Asian stock markets traded cautiously on Monday as investors weighed a fragile ceasefire between the United States and Iran, ongoing geopolitical uncertainty in the Middle East, and growing expectations that the U.S. Federal Reserve could raise interest rates again this year. While hopes of renewed diplomacy offered some relief to global markets, concerns over energy prices, artificial intelligence valuations, and tighter monetary policy continued to limit investor confidence.
The latest market sentiment followed reports that Washington and Tehran had agreed to halt renewed hostilities after several days of retaliatory strikes threatened an interim peace agreement. The renewed diplomatic effort comes after an Iranian projectile struck a cargo vessel in the Strait of Hormuz last week, prompting both sides to accuse each other of violating the temporary ceasefire.
Despite the easing tensions, investors remained cautious. Futures linked to the S&P 500 and Nasdaq gained 0.4%, while European stock futures advanced 0.2%. In Asia, Japan’s Nikkei declined around 1%, South Korea’s KOSPI dropped nearly 2%, and the MSCI Asia-Pacific index excluding Japan fell 0.4%.
Market analysts said investors were struggling to find a clear direction as they awaited further developments from the Middle East. Positive diplomatic headlines could improve sentiment later in the trading session, but for now, trading activity remained largely driven by short-term capital flows rather than strong economic catalysts.
Oil prices continued to receive support from uncertainty surrounding the ceasefire. Although crude has surrendered much of its conflict-driven rally as supply concerns eased, traders remain wary that disruptions could return if negotiations break down. Brent crude futures climbed 0.85% to approximately $72.60 per barrel, while U.S. West Texas Intermediate crude gained more than 1% to around $70.01 per barrel.
The current 14-point interim peace agreement, reached on June 17, aims to end the fighting that began in late February, restore safe navigation through the Strait of Hormuz, and provide a framework for continued discussions over Iran’s nuclear program. However, market participants remain skeptical about the durability of the agreement, with many viewing the ceasefire as vulnerable to further violations.
Beyond geopolitical risks, investors also continued to reassess the outlook for technology stocks. After years of strong gains fueled by artificial intelligence enthusiasm, concerns are emerging that valuations for major AI companies have become increasingly stretched. Although Micron recently delivered a strong earnings outlook and Apple implemented higher product pricing, analysts believe investor interest is gradually shifting away from mega-cap technology companies toward smaller and more economically sensitive sectors.
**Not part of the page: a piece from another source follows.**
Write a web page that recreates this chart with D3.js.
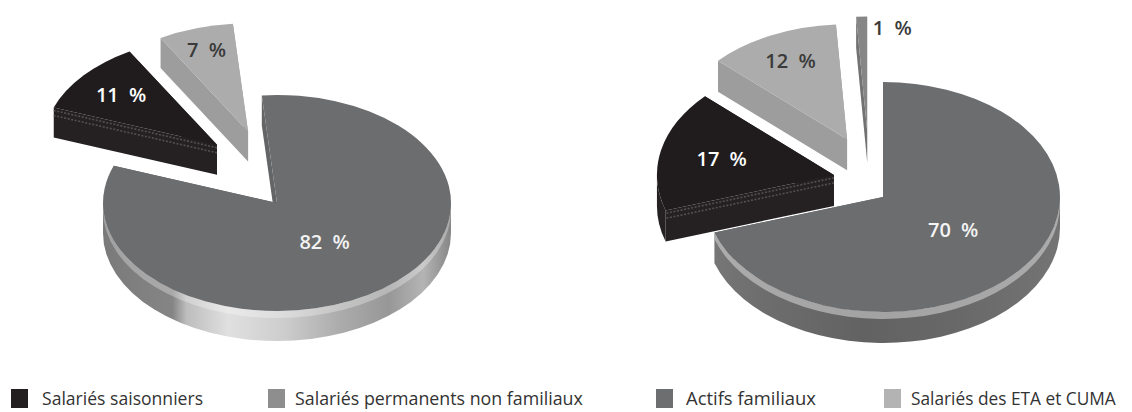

Strategists at Bank of America noted that markets are beginning to rotate into cyclical industries after years of concentrated investment in AI leaders. Meanwhile, the Bank for International Settlements warned that intense competition, supply chain constraints, and heavy capital spending could eventually create conditions similar to previous technology investment bubbles.
Interactive Brokers senior economist Jose Torres said businesses are facing rising infrastructure costs as they invest heavily in next-generation technologies. Those financial pressures could increase risks if expected returns fail to materialize, encouraging investors to seek more defensive sectors in recent weeks.
Monetary policy expectations also remained a major market driver. Although softer oil prices could eventually ease inflation pressures, elevated energy costs continue to complicate the Federal Reserve’s outlook. Markets now expect at least one U.S. interest rate hike this year, marking a significant shift from earlier forecasts that anticipated two rate cuts before tensions in the Middle East escalated.
Bank of America maintains an even more hawkish stance, projecting three additional rate hikes as persistent inflation, resilient labor market conditions, and the leadership of new Federal Reserve Chair Kevin Warsh support tighter monetary policy.
The stronger rate outlook has boosted the U.S. dollar. The U.S. Dollar Index traded near 101.33, hovering just below its one-year high reached last week. Meanwhile, the Japanese yen remained under pressure at around 161.77 per dollar, with traders cautious about the possibility of intervention from Japanese authorities should the currency weaken further.
The stronger dollar also weighed on precious metals. Gold slipped roughly 0.4% to about $4,072 per ounce and remains on track for its largest quarterly decline since 2013, reflecting reduced demand for safe-haven assets as investors increasingly focus on higher U.S. interest rates and dollar strength.